Threat Management, Incident Response, TDR

“High” threat alert issued in midst of bank site incidents

In the wake of issues affecting Bank of America and JPMorgan Chase's websites, the Financial Services Information Sharing and Analysis Center (FS-ISAC) raised the financial industry's cyber threat level to “high.”

The threat level moved from “elevated” to “high” on Wednesday, the same day news broke that Chase's website was down intermittently – and only a day after Bank of America customers experienced problems accessing its site.

On the FS-ISAC website, the organization said the high threat level was related to “recent credible intelligence regarding the potential for DDoS and other cyber attacks against financial institutions.”

A hacktivist group called “Cyber fighters of Izz ad-din Al qassam” claimed responsibility for attacks on “properties of American-Zionist capitalists” launched Tuesday, specifically mentioning Bank of America and the New York Stock Exchange (NYSE) as targets.

“This attack will continue till the erasing of that nasty movie,” warned the message posted on Pastebin. On Wednesday, the group posted another message, taking credit for site issues affecting Chase.

The movie the group made reference to is believed to be the anti-Muslim film “Innocence of Muslims,” which has incited protests among Muslims around the world.

The hacktivists' claim on NYSE attacks has yet to be confirmed by the stock exchange.

The Internet Crime Complaint Center (IC3) issued its own alert on fraudulent activity in the financial industry on Monday.

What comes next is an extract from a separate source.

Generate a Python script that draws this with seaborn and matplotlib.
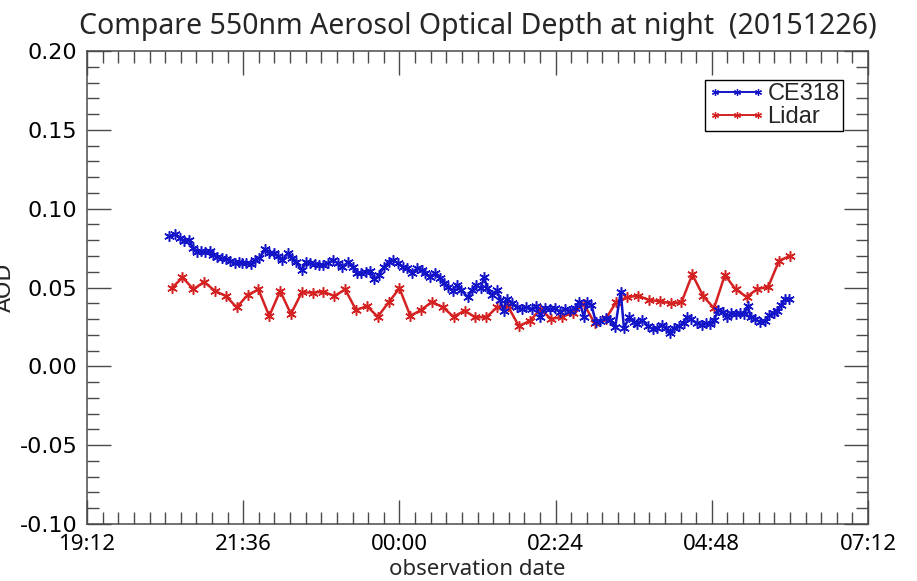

Distributed denial-of-service (DDoS) attacks were listed among cases reported to the Federal Bureau of Investigation, which partnered with the National White Collar Crime Center to establish IC3.

“In some of the incidents, before and after unauthorized transactions occurred, the bank or credit union suffered a distributed denial-of-service (DDoS) attack against their public website,” the posting said. “The DDoS attacks were likely used as a distraction for bank personnel to prevent them from immediately identifying a fraudulent transaction, which in most cases is necessary to stop the wire transfer.”

Dirt Jumper, a commercial crimeware kit that can launch sophisticated DDoS attacks, was named by IC3 as one tool used to commit fraudulent activity.

Chase and Bank of America have not confirmed whether DDoS attacks were behind the sporadic website issues this past week, though a Bank of America spokesman told on Wednesday that its online banking services “have been, and continue to be, up and running.”

When asked about the cause of website issues affecting Chase this week, Patrick Linehan, a spokesman for the company, told in an email on Friday that the bank was "back to business as usual."

"Some customers had trouble logging onto the site earlier this week," he added.

While DDoS was a potential attack method, other possibilities couldn't be ruled out, Rob Kraus, director of research for Solutionary's Security Engineering Research Team (SERT), told on Friday.

"There's a lot of speculation based on what's going on," Kraus said. "There's also theories that other hacktivist groups may have done this."

The players could be different or the suspected players may not even be to blame, he said. 

Within the last year, however, Kraus has noted an increase in criminals using DDoS attacks to mask criminal activity, such as online banking fraud. 

"An ACH [Automated Clearing House] or wire transfer will be initiated with compromised credentials, like user login details, and at an opportunistic time [attackers] will start DDoS attacks to take the attention off of the fraud," Kraus said.